- **Task details**
Here is the task for the listing below: output exactly the lines from the one containing "Emit a LaTeX" through the one containing "(0,0) rectangle (1699,770);", and leave out the pictures.
⟨
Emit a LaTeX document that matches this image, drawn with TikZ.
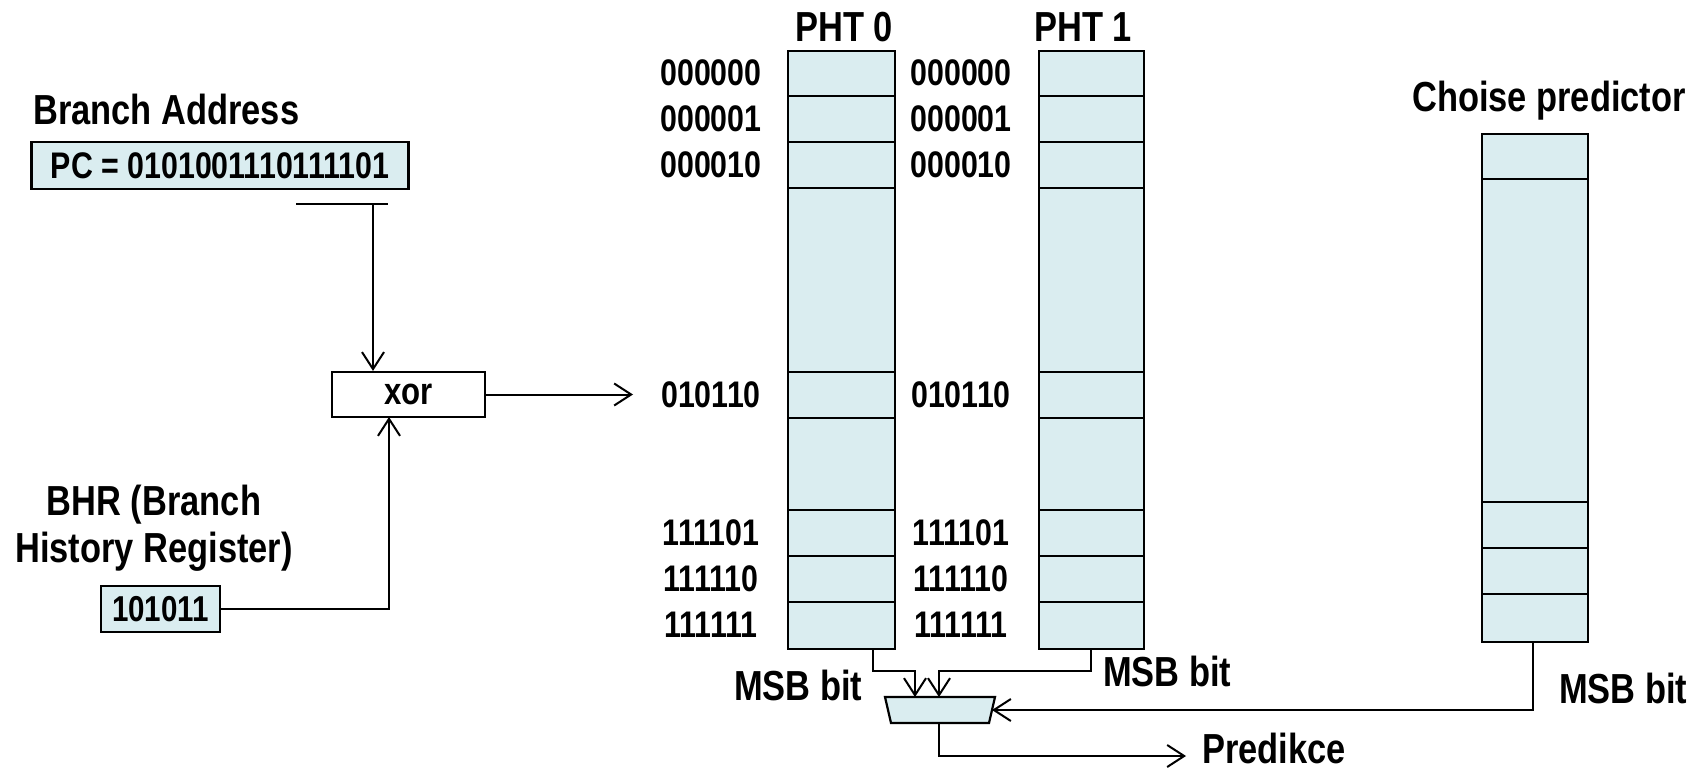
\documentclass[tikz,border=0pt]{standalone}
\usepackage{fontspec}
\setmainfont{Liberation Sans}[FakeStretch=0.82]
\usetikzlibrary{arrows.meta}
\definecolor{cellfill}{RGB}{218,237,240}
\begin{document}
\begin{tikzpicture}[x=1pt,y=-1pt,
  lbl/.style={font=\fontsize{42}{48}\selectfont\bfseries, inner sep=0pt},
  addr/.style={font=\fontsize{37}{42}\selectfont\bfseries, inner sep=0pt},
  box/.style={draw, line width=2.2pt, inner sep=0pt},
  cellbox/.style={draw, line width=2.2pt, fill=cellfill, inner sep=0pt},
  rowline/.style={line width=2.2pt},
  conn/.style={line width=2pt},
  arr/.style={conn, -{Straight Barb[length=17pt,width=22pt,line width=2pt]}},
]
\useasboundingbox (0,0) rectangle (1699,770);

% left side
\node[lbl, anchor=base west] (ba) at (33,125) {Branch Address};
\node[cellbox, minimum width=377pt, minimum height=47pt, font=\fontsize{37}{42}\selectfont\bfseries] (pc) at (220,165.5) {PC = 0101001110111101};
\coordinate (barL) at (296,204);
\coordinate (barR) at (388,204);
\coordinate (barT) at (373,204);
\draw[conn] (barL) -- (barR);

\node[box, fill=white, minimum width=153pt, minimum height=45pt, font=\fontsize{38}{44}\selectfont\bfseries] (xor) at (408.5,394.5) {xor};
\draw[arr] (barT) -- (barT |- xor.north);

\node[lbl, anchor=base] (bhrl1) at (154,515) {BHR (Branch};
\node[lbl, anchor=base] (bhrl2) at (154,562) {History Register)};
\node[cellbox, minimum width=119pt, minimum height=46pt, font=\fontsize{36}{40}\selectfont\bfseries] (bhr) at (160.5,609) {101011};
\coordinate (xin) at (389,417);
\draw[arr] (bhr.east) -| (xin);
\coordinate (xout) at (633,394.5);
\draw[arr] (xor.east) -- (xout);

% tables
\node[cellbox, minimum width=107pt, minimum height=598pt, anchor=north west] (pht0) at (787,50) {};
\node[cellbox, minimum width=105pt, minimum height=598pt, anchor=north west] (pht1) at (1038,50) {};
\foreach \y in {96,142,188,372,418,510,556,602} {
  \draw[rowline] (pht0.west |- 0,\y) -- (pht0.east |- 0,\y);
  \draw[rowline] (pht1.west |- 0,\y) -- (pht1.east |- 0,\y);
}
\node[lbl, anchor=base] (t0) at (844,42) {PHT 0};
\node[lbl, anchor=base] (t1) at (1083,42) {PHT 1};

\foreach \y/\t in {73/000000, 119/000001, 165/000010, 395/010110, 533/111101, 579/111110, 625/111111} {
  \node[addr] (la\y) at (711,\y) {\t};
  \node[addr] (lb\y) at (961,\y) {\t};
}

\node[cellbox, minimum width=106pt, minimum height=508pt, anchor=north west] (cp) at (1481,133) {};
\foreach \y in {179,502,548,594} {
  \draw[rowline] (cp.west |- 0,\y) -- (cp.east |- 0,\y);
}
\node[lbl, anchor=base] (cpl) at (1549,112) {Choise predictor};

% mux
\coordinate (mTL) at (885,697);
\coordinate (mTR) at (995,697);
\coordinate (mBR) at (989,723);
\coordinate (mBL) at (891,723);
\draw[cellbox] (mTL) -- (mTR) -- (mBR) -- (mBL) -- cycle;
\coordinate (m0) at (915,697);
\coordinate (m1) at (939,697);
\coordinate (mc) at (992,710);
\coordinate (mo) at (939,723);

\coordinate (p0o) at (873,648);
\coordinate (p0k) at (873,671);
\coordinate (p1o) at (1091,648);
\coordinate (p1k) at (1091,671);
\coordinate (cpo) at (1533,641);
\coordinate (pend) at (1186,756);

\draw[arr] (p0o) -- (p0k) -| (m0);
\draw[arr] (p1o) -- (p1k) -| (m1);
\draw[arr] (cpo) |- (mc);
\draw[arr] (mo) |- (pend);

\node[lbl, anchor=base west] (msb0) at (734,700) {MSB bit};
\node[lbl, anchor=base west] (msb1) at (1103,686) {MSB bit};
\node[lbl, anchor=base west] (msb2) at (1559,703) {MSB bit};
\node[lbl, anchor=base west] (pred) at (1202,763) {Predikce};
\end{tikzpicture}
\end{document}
⟩
⟨
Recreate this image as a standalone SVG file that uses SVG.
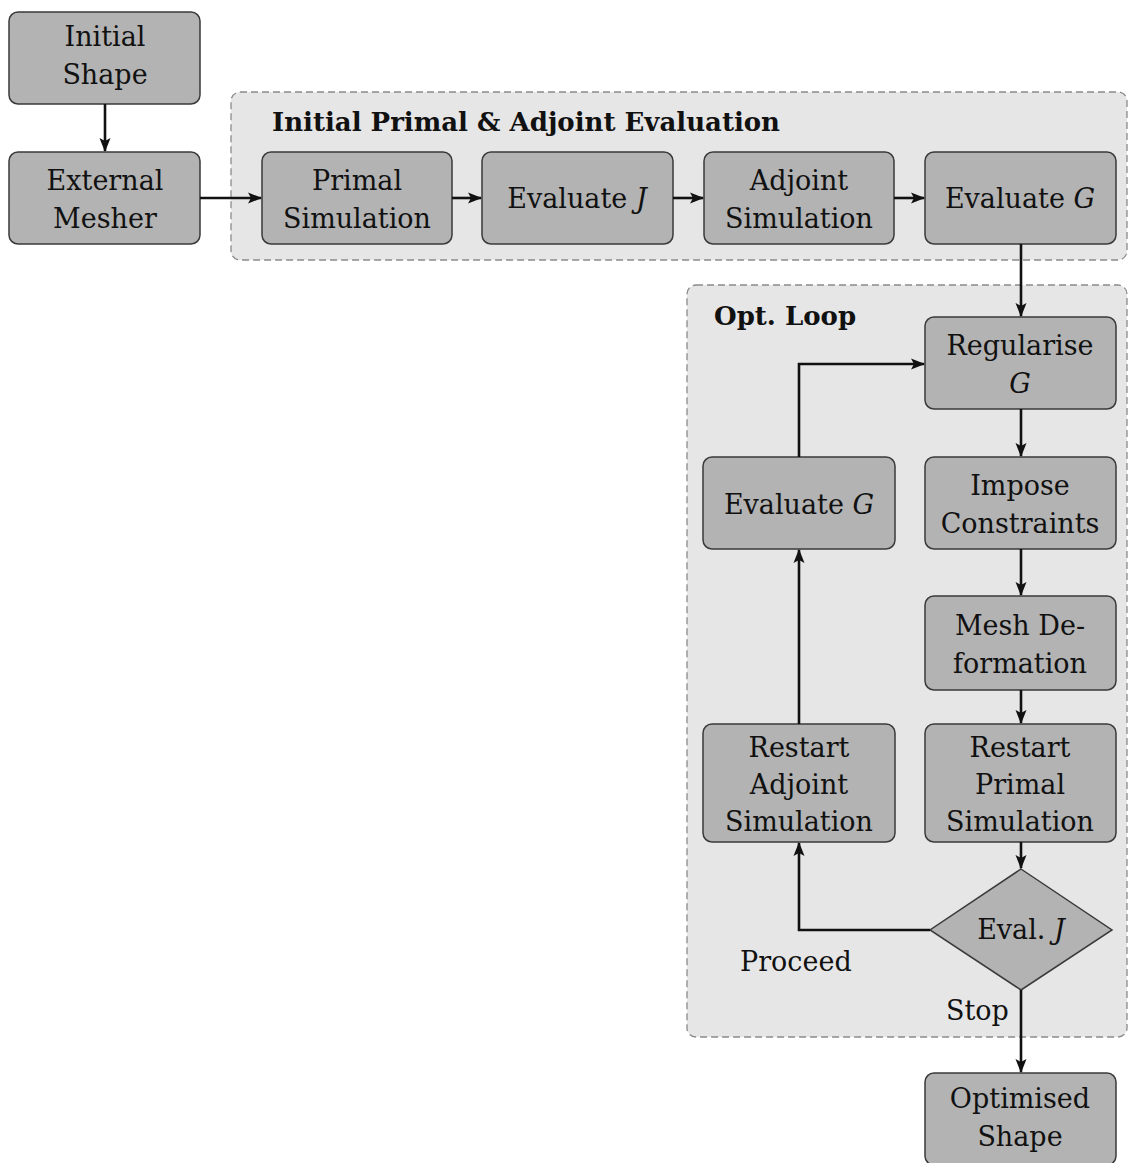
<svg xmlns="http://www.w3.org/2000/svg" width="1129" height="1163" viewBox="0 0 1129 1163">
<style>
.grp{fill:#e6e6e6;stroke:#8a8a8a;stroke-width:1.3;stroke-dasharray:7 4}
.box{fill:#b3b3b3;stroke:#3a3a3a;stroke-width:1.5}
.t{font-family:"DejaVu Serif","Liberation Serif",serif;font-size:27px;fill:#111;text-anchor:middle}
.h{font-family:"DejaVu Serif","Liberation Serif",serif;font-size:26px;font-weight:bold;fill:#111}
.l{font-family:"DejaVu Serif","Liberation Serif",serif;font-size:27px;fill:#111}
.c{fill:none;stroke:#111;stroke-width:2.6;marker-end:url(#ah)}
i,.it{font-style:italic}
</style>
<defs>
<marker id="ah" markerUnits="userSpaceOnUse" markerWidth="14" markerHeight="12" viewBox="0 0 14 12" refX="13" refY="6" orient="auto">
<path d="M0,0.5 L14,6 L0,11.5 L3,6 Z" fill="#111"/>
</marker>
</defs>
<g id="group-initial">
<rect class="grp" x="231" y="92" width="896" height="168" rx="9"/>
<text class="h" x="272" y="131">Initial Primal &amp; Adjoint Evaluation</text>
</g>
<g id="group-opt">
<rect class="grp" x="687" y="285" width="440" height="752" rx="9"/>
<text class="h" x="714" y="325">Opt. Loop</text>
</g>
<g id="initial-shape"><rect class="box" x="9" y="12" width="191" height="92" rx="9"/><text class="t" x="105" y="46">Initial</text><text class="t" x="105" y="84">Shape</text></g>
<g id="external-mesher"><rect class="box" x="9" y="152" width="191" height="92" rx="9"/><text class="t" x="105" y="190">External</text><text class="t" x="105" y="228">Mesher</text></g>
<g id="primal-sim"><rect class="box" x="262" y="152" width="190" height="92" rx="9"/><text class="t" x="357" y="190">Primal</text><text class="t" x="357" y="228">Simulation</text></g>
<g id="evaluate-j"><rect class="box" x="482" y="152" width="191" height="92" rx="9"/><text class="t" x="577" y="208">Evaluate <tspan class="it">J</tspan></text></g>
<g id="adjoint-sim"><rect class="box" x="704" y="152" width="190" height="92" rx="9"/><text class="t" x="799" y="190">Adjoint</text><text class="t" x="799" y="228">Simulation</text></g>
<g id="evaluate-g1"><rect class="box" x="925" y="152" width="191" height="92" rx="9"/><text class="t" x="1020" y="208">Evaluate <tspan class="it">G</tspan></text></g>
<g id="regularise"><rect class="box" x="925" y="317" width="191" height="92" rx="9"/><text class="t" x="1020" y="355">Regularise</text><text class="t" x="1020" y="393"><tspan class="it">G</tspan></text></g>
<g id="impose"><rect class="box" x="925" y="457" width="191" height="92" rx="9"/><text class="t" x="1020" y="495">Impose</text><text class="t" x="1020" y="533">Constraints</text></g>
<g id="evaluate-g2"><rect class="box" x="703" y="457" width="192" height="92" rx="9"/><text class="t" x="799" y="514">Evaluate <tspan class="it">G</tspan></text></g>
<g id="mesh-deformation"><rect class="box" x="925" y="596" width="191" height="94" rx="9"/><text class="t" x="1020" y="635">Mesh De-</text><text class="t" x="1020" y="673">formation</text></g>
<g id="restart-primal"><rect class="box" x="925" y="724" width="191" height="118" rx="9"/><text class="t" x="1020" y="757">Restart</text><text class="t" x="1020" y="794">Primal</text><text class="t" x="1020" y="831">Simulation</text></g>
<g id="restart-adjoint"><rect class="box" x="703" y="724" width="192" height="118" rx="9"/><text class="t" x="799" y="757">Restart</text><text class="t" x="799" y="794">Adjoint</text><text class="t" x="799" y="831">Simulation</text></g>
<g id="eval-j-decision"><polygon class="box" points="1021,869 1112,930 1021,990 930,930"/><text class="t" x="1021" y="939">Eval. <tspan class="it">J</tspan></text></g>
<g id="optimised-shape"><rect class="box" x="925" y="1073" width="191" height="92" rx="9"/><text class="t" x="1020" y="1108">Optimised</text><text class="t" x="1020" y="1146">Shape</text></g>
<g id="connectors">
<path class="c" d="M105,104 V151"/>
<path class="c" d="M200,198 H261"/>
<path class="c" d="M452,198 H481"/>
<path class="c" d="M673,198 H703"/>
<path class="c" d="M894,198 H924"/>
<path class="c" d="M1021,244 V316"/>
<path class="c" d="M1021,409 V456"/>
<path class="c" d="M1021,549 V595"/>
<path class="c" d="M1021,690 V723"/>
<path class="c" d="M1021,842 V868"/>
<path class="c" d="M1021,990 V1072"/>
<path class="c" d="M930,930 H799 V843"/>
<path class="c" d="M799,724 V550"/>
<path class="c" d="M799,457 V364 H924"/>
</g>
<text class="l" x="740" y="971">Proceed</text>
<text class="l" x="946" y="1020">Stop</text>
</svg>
⟩
- **Final result**
Emit a LaTeX document that matches this image, drawn with TikZ.
\documentclass[tikz,border=0pt]{standalone}
\usepackage{fontspec}
\setmainfont{Liberation Sans}[FakeStretch=0.82]
\usetikzlibrary{arrows.meta}
\definecolor{cellfill}{RGB}{218,237,240}
\begin{document}
\begin{tikzpicture}[x=1pt,y=-1pt,
  lbl/.style={font=\fontsize{42}{48}\selectfont\bfseries, inner sep=0pt},
  addr/.style={font=\fontsize{37}{42}\selectfont\bfseries, inner sep=0pt},
  box/.style={draw, line width=2.2pt, inner sep=0pt},
  cellbox/.style={draw, line width=2.2pt, fill=cellfill, inner sep=0pt},
  rowline/.style={line width=2.2pt},
  conn/.style={line width=2pt},
  arr/.style={conn, -{Straight Barb[length=17pt,width=22pt,line width=2pt]}},
]
\useasboundingbox (0,0) rectangle (1699,770);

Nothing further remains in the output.